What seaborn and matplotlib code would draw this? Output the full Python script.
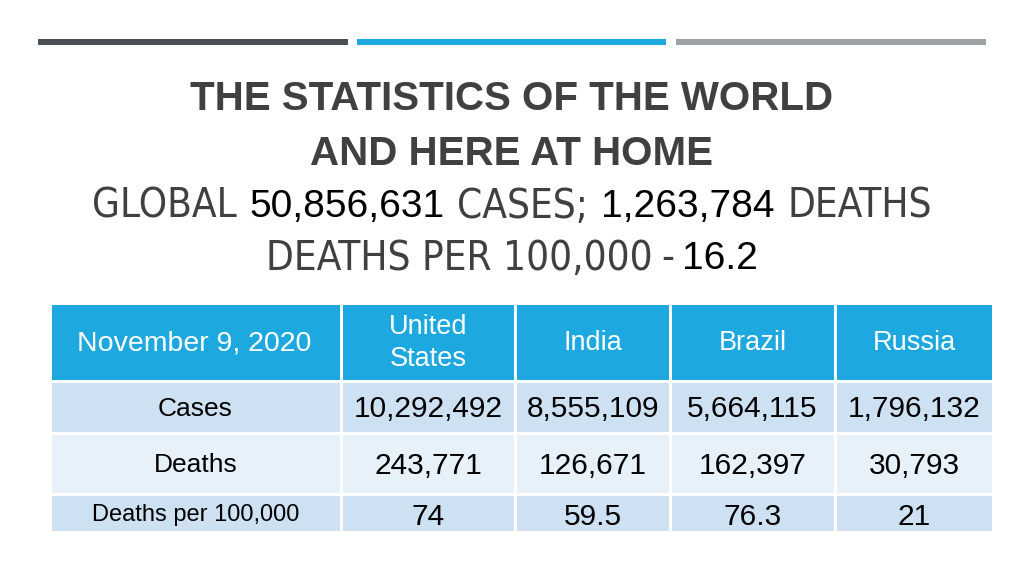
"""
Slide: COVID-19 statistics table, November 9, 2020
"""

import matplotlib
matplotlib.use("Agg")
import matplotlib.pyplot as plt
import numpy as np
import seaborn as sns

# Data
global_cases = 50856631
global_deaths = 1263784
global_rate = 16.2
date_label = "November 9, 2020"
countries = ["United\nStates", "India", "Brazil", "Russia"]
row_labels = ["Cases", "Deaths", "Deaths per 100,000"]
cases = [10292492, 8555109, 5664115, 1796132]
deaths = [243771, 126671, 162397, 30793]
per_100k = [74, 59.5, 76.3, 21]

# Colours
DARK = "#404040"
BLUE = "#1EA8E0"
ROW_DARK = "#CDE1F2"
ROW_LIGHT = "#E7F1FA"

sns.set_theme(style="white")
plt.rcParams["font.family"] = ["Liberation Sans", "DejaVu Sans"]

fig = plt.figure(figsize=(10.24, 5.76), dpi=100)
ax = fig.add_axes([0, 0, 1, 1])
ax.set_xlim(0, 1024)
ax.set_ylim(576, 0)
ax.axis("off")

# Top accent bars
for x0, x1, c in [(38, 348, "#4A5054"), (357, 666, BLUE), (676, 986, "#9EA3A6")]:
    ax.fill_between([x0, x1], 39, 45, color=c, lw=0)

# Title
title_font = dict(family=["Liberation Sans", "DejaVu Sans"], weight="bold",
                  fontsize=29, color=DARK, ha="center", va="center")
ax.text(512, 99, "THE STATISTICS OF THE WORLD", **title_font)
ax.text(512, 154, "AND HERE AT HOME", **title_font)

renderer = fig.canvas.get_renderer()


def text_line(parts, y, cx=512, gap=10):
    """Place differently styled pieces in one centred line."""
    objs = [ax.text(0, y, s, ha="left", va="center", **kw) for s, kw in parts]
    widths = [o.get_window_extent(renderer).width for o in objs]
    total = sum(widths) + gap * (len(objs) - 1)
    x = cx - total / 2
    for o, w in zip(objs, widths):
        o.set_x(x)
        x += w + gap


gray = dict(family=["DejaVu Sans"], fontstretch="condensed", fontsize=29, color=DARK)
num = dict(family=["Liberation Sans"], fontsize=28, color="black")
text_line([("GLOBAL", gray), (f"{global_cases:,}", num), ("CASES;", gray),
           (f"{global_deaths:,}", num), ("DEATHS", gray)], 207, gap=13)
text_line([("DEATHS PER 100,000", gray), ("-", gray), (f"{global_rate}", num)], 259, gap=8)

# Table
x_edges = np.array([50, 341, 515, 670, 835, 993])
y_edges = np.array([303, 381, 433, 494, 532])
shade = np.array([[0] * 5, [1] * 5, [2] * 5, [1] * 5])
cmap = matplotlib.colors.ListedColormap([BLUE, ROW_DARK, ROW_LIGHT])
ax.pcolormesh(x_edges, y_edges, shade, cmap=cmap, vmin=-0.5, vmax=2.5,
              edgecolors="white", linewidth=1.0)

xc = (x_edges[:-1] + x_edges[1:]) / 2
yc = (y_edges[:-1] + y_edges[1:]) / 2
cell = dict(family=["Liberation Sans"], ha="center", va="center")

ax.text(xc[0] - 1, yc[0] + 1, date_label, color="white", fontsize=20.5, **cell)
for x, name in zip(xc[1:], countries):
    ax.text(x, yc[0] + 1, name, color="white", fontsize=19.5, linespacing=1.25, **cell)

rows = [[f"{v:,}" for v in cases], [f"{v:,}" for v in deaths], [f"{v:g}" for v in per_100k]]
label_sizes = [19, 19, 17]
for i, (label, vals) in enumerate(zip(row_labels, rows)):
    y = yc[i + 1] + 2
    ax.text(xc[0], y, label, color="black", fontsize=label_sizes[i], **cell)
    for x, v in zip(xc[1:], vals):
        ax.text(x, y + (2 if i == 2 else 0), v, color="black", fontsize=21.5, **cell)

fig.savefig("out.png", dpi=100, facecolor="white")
☆ ☆ ☆ ☆ ☆ ☆ ☆
> **Aim of the task**
Exclude the images and reproduce the remaining data exactly.

> **Output of the task**
What seaborn and matplotlib code would draw this? Output the full Python script.
"""
Slide: COVID-19 statistics table, November 9, 2020
"""

import matplotlib
matplotlib.use("Agg")
import matplotlib.pyplot as plt
import numpy as np
import seaborn as sns

# Data
global_cases = 50856631
global_deaths = 1263784
global_rate = 16.2
date_label = "November 9, 2020"
countries = ["United\nStates", "India", "Brazil", "Russia"]
row_labels = ["Cases", "Deaths", "Deaths per 100,000"]
cases = [10292492, 8555109, 5664115, 1796132]
deaths = [243771, 126671, 162397, 30793]
per_100k = [74, 59.5, 76.3, 21]

# Colours
DARK = "#404040"
BLUE = "#1EA8E0"
ROW_DARK = "#CDE1F2"
ROW_LIGHT = "#E7F1FA"

sns.set_theme(style="white")
plt.rcParams["font.family"] = ["Liberation Sans", "DejaVu Sans"]

fig = plt.figure(figsize=(10.24, 5.76), dpi=100)
ax = fig.add_axes([0, 0, 1, 1])
ax.set_xlim(0, 1024)
ax.set_ylim(576, 0)
ax.axis("off")

# Top accent bars
for x0, x1, c in [(38, 348, "#4A5054"), (357, 666, BLUE), (676, 986, "#9EA3A6")]:
    ax.fill_between([x0, x1], 39, 45, color=c, lw=0)

# Title
title_font = dict(family=["Liberation Sans", "DejaVu Sans"], weight="bold",
                  fontsize=29, color=DARK, ha="center", va="center")
ax.text(512, 99, "THE STATISTICS OF THE WORLD", **title_font)
ax.text(512, 154, "AND HERE AT HOME", **title_font)

renderer = fig.canvas.get_renderer()


def text_line(parts, y, cx=512, gap=10):
    """Place differently styled pieces in one centred line."""
    objs = [ax.text(0, y, s, ha="left", va="center", **kw) for s, kw in parts]
    widths = [o.get_window_extent(renderer).width for o in objs]
    total = sum(widths) + gap * (len(objs) - 1)
    x = cx - total / 2
    for o, w in zip(objs, widths):
        o.set_x(x)
        x += w + gap


gray = dict(family=["DejaVu Sans"], fontstretch="condensed", fontsize=29, color=DARK)
num = dict(family=["Liberation Sans"], fontsize=28, color="black")
text_line([("GLOBAL", gray), (f"{global_cases:,}", num), ("CASES;", gray),
           (f"{global_deaths:,}", num), ("DEATHS", gray)], 207, gap=13)
text_line([("DEATHS PER 100,000", gray), ("-", gray), (f"{global_rate}", num)], 259, gap=8)

# Table
x_edges = np.array([50, 341, 515, 670, 835, 993])
y_edges = np.array([303, 381, 433, 494, 532])
shade = np.array([[0] * 5, [1] * 5, [2] * 5, [1] * 5])
cmap = matplotlib.colors.ListedColormap([BLUE, ROW_DARK, ROW_LIGHT])
ax.pcolormesh(x_edges, y_edges, shade, cmap=cmap, vmin=-0.5, vmax=2.5,
              edgecolors="white", linewidth=1.0)

xc = (x_edges[:-1] + x_edges[1:]) / 2
yc = (y_edges[:-1] + y_edges[1:]) / 2
cell = dict(family=["Liberation Sans"], ha="center", va="center")

ax.text(xc[0] - 1, yc[0] + 1, date_label, color="white", fontsize=20.5, **cell)
for x, name in zip(xc[1:], countries):
    ax.text(x, yc[0] + 1, name, color="white", fontsize=19.5, linespacing=1.25, **cell)

rows = [[f"{v:,}" for v in cases], [f"{v:,}" for v in deaths], [f"{v:g}" for v in per_100k]]
label_sizes = [19, 19, 17]
for i, (label, vals) in enumerate(zip(row_labels, rows)):
    y = yc[i + 1] + 2
    ax.text(xc[0], y, label, color="black", fontsize=label_sizes[i], **cell)
    for x, v in zip(xc[1:], vals):
        ax.text(x, y + (2 if i == 2 else 0), v, color="black", fontsize=21.5, **cell)

fig.savefig("out.png", dpi=100, facecolor="white")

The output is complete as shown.